## Direction
Do not include the pictures; repeat the rest of the data exactly.

━━ Material provided

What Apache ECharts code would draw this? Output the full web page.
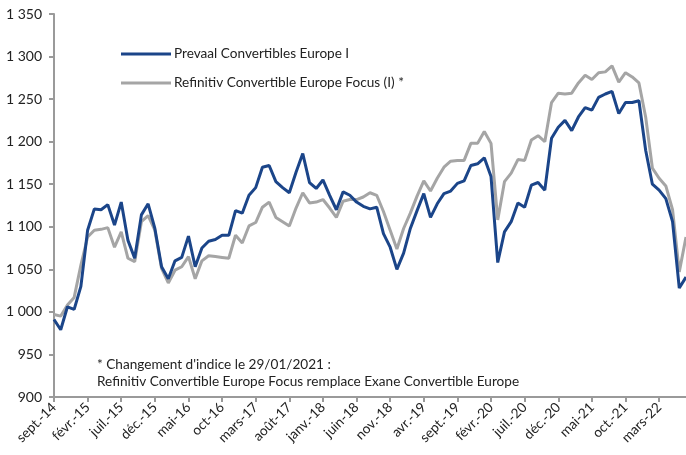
<!DOCTYPE html>
<html>
<head>
<meta charset="utf-8">
<script src="https://cdn.jsdelivr.net/npm/echarts@6/dist/echarts.min.js"></script>
<style>
html,body{margin:0;padding:0;background:#fff;}
#chart{width:686px;height:455px;}
</style>
</head>
<body>
<div id="chart"></div>
<script>
var monthNames = ['janv.', 'févr.', 'mars', 'avr.', 'mai', 'juin', 'juil.', 'août', 'sept.', 'oct.', 'nov.', 'déc.'];
var startMonth = 8; // sept.
var startYear = 14;
var pointCount = 95;

var prevaal = [
  991, 979, 1006, 1003, 1030, 1096, 1121, 1120, 1126, 1102,
  1129, 1084, 1063, 1114, 1127, 1098, 1053, 1039, 1060, 1064,
  1089, 1053, 1075, 1083, 1085, 1090, 1090, 1119, 1116, 1137,
  1146, 1170, 1172, 1153, 1146, 1140, 1164, 1186, 1152, 1145,
  1155, 1137, 1120, 1141, 1137, 1129, 1124, 1121, 1123, 1092,
  1076, 1050, 1069, 1098, 1119, 1139, 1111, 1127, 1139, 1142,
  1151, 1154, 1172, 1174, 1181, 1159, 1058, 1094, 1106, 1128,
  1123, 1149, 1152, 1143, 1204, 1217, 1225, 1213, 1229, 1240,
  1237, 1252, 1256, 1259, 1233, 1246, 1246, 1248, 1190, 1150,
  1143, 1133, 1106, 1028, 1041
];

var refinitiv = [
  997, 995, 1008, 1017, 1055, 1088, 1096, 1097, 1099, 1076,
  1094, 1063, 1059, 1106, 1113, 1096, 1051, 1034, 1049, 1053,
  1065, 1039, 1060, 1066, 1065, 1064, 1063, 1090, 1081, 1101,
  1105, 1123, 1129, 1111, 1106, 1101, 1122, 1140, 1128, 1129,
  1132, 1122, 1111, 1130, 1132, 1132, 1135, 1140, 1137, 1118,
  1096, 1074, 1098, 1116, 1136, 1154, 1142, 1157, 1170, 1177,
  1178, 1178, 1198, 1198, 1212, 1198, 1108, 1153, 1163, 1179,
  1178, 1202, 1207, 1200, 1246, 1257, 1256, 1257, 1269, 1278,
  1273, 1281, 1282, 1289, 1270, 1281, 1276, 1269, 1229, 1169,
  1157, 1148, 1120, 1047, 1088
];

var seriesNames = ['Prevaal Convertibles Europe I', 'Refinitiv Convertible Europe Focus (I) *'];
var noteLines = ["* Changement d'indice le 29/01/2021 :", 'Refinitiv Convertible Europe Focus remplace Exane Convertible Europe'];

var categories = [];
for (var i = 0; i < pointCount; i++) {
  var m = (startMonth + i) % 12;
  var y = startYear + Math.floor((startMonth + i) / 12);
  categories.push(monthNames[m] + '-' + y);
}
categories[25] = 'oct-16';

var FONT = 'Lato';
var FS = 13.6;
var TXT = '#222';
var AX = '#9a9a9a';

var chart = echarts.init(document.getElementById('chart'), null, {renderer: 'canvas'});
chart.setOption({
  animation: false,
  backgroundColor: '#fff',
  grid: {left: 54, right: 0, top: 14, bottom: 58, containLabel: false},
  legend: {
    orient: 'vertical',
    left: 116,
    top: 42,
    itemGap: 15,
    itemWidth: 50,
    itemHeight: 3,
    icon: 'rect',
    textStyle: {fontFamily: FONT, fontSize: FS, color: TXT, padding: [0, 0, 0, -2]},
    data: seriesNames
  },
  xAxis: {
    type: 'category',
    data: categories,
    boundaryGap: false,
    axisLine: {lineStyle: {color: AX, width: 2}},
    axisTick: {show: true, interval: 4, length: 5, lineStyle: {color: AX, width: 2}},
    axisLabel: {interval: 4, rotate: 45, fontFamily: FONT, fontSize: FS, color: TXT, margin: 8},
    splitLine: {show: false}
  },
  yAxis: {
    type: 'value',
    min: 900,
    max: 1350,
    interval: 50,
    axisLine: {show: true, lineStyle: {color: AX, width: 2}},
    axisTick: {show: true, length: 5, lineStyle: {color: AX, width: 2}},
    axisLabel: {
      fontFamily: FONT, fontSize: 14, color: TXT, margin: 12,
      formatter: function (v) {
        var s = String(v);
        return s.length > 3 ? s.slice(0, s.length - 3) + ' ' + s.slice(-3) : s;
      }
    },
    splitLine: {show: false}
  },
  graphic: [
    {type: 'text', left: 97, top: 358, style: {text: noteLines[0], fontFamily: FONT, fontSize: FS, fill: TXT}},
    {type: 'text', left: 97, top: 375, style: {text: noteLines[1], fontFamily: FONT, fontSize: FS, fill: TXT}}
  ],
  series: [
    {
      name: seriesNames[1], type: 'line', data: refinitiv, showSymbol: false, symbol: 'none',
      lineStyle: {color: '#a5a5a5', width: 3}, itemStyle: {color: '#a5a5a5'}, z: 2
    },
    {
      name: seriesNames[0], type: 'line', data: prevaal, showSymbol: false, symbol: 'none',
      lineStyle: {color: '#1b4589', width: 3}, itemStyle: {color: '#1b4589'}, z: 3
    }
  ]
});
</script>
</body>
</html>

━━━━

## Written solution
What Apache ECharts code would draw this? Output the full web page.
<!DOCTYPE html>
<html>
<head>
<meta charset="utf-8">
<script src="https://cdn.jsdelivr.net/npm/echarts@6/dist/echarts.min.js"></script>
<style>
html,body{margin:0;padding:0;background:#fff;}
#chart{width:686px;height:455px;}
</style>
</head>
<body>
<div id="chart"></div>
<script>
var monthNames = ['janv.', 'févr.', 'mars', 'avr.', 'mai', 'juin', 'juil.', 'août', 'sept.', 'oct.', 'nov.', 'déc.'];
var startMonth = 8; // sept.
var startYear = 14;
var pointCount = 95;

var prevaal = [
  991, 979, 1006, 1003, 1030, 1096, 1121, 1120, 1126, 1102,
  1129, 1084, 1063, 1114, 1127, 1098, 1053, 1039, 1060, 1064,
  1089, 1053, 1075, 1083, 1085, 1090, 1090, 1119, 1116, 1137,
  1146, 1170, 1172, 1153, 1146, 1140, 1164, 1186, 1152, 1145,
  1155, 1137, 1120, 1141, 1137, 1129, 1124, 1121, 1123, 1092,
  1076, 1050, 1069, 1098, 1119, 1139, 1111, 1127, 1139, 1142,
  1151, 1154, 1172, 1174, 1181, 1159, 1058, 1094, 1106, 1128,
  1123, 1149, 1152, 1143, 1204, 1217, 1225, 1213, 1229, 1240,
  1237, 1252, 1256, 1259, 1233, 1246, 1246, 1248, 1190, 1150,
  1143, 1133, 1106, 1028, 1041
];

var refinitiv = [
  997, 995, 1008, 1017, 1055, 1088, 1096, 1097, 1099, 1076,
  1094, 1063, 1059, 1106, 1113, 1096, 1051, 1034, 1049, 1053,
  1065, 1039, 1060, 1066, 1065, 1064, 1063, 1090, 1081, 1101,
  1105, 1123, 1129, 1111, 1106, 1101, 1122, 1140, 1128, 1129,
  1132, 1122, 1111, 1130, 1132, 1132, 1135, 1140, 1137, 1118,
  1096, 1074, 1098, 1116, 1136, 1154, 1142, 1157, 1170, 1177,
  1178, 1178, 1198, 1198, 1212, 1198, 1108, 1153, 1163, 1179,
  1178, 1202, 1207, 1200, 1246, 1257, 1256, 1257, 1269, 1278,
  1273, 1281, 1282, 1289, 1270, 1281, 1276, 1269, 1229, 1169,
  1157, 1148, 1120, 1047, 1088
];

var seriesNames = ['Prevaal Convertibles Europe I', 'Refinitiv Convertible Europe Focus (I) *'];
var noteLines = ["* Changement d'indice le 29/01/2021 :", 'Refinitiv Convertible Europe Focus remplace Exane Convertible Europe'];

var categories = [];
for (var i = 0; i < pointCount; i++) {
  var m = (startMonth + i) % 12;
  var y = startYear + Math.floor((startMonth + i) / 12);
  categories.push(monthNames[m] + '-' + y);
}
categories[25] = 'oct-16';

var FONT = 'Lato';
var FS = 13.6;
var TXT = '#222';
var AX = '#9a9a9a';

var chart = echarts.init(document.getElementById('chart'), null, {renderer: 'canvas'});
chart.setOption({
  animation: false,
  backgroundColor: '#fff',
  grid: {left: 54, right: 0, top: 14, bottom: 58, containLabel: false},
  legend: {
    orient: 'vertical',
    left: 116,
    top: 42,
    itemGap: 15,
    itemWidth: 50,
    itemHeight: 3,
    icon: 'rect',
    textStyle: {fontFamily: FONT, fontSize: FS, color: TXT, padding: [0, 0, 0, -2]},
    data: seriesNames
  },
  xAxis: {
    type: 'category',
    data: categories,
    boundaryGap: false,
    axisLine: {lineStyle: {color: AX, width: 2}},
    axisTick: {show: true, interval: 4, length: 5, lineStyle: {color: AX, width: 2}},
    axisLabel: {interval: 4, rotate: 45, fontFamily: FONT, fontSize: FS, color: TXT, margin: 8},
    splitLine: {show: false}
  },
  yAxis: {
    type: 'value',
    min: 900,
    max: 1350,
    interval: 50,
    axisLine: {show: true, lineStyle: {color: AX, width: 2}},
    axisTick: {show: true, length: 5, lineStyle: {color: AX, width: 2}},
    axisLabel: {
      fontFamily: FONT, fontSize: 14, color: TXT, margin: 12,
      formatter: function (v) {
        var s = String(v);
        return s.length > 3 ? s.slice(0, s.length - 3) + ' ' + s.slice(-3) : s;
      }
    },
    splitLine: {show: false}
  },
  graphic: [
    {type: 'text', left: 97, top: 358, style: {text: noteLines[0], fontFamily: FONT, fontSize: FS, fill: TXT}},
    {type: 'text', left: 97, top: 375, style: {text: noteLines[1], fontFamily: FONT, fontSize: FS, fill: TXT}}
  ],
  series: [
    {
      name: seriesNames[1], type: 'line', data: refinitiv, showSymbol: false, symbol: 'none',
      lineStyle: {color: '#a5a5a5', width: 3}, itemStyle: {color: '#a5a5a5'}, z: 2
    },
    {
      name: seriesNames[0], type: 'line', data: prevaal, showSymbol: false, symbol: 'none',
      lineStyle: {color: '#1b4589', width: 3}, itemStyle: {color: '#1b4589'}, z: 3
    }
  ]
});
</script>
</body>
</html>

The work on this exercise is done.